I thought about this when President Obama said that Russia was on the 'wrong side of history' after President Putin seized Crimea. Our president's comments were surprising. He's usually more thoughtful. Even more unfortunate was his later assertion that Russia is threatening its neighbours "not out of strength, but out of weakness."

You can almost hear Putin laughing. Oh really, he might say. I'll be thinking about my weakness when I'm kickin it with my Spetsnaz broz down on the Crimean coast.

Like ancient shamans dancing to make it rain, presidents often seem to believe that God and history will clean up the messes they have made or do what they dare not.

In his 2009 Farewell Address, George W. Bush said that "freedom is the universal gift of Almighty God." So as long as he believed himself to be advancing the cause of freedom, he was implementing the will of God. If things go wrong and innocents die? Hey, blame God.

The examples of both Bush and President Obama form a pattern. When conservatives want to avoid responsibility for their actions, they start talking about God. And when liberals want to do the same, they talk about history.

The problem, of course, is that most everyone thinks they have a monopoly on God and history.

As president, Dubya thought God had his back. The Taliban insist God's on their side, as grotesque as their outrages are.

For his part, President Obama says history will roll up its sleeves and show Putin what's what. Fine. But while Obama thinks Putin's on the wrong side of history, he's on the right side of power. And unlike us, Putin has tens of thousands of highly trained and deployable troops on Ukraine's borders ready to strike. Those boys could bitch-smack history around pretty good.

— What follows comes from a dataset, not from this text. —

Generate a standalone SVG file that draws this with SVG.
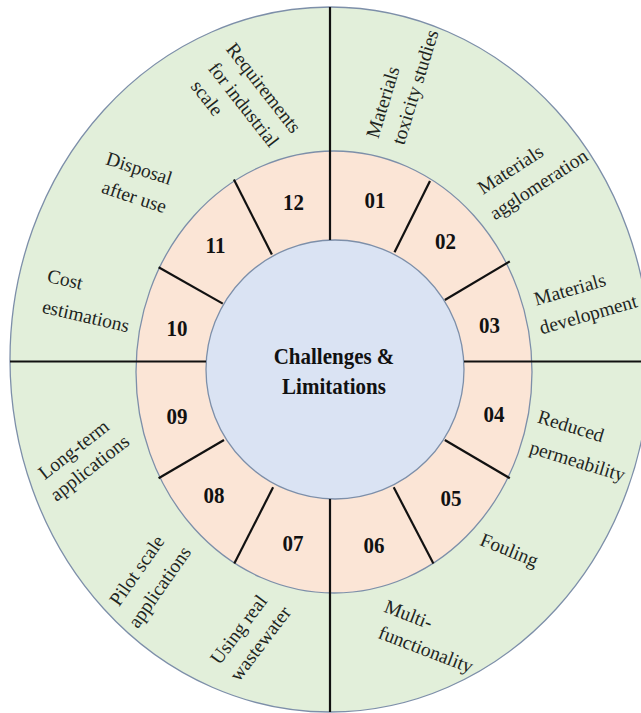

You get Obama's point -- yes, the Russian stock market might fall. Yes, the oligarchs might feel some pain. Yes, the rest of Ukraine -- at least, what remains of Ukraine -- could join the West. But soft power without hard power isn't power. It's weakness with a loud, whiny voice.

It's comforting to assume that somehow things will work out because God or history wants it that way. It's harder to do something about the problem. After all, shaping the world takes work. It takes knowledge. It takes patience. It takes money.

But here's a rule of thumb. If you can't formulate a geopolitical strategy without using God or history as a fail-safe, then you don't have a strategy. You have wishful thinking masquerading as one.

Putin's strategy is to create a sphere of influence in Eurasia. He isn't relying on invisible figures and forces but on real armed forces and figures in fatigues. In defiance of autocrats, we have to match our principles with purpose and power. We can depend on our faith when we're dead. That is, when we're history.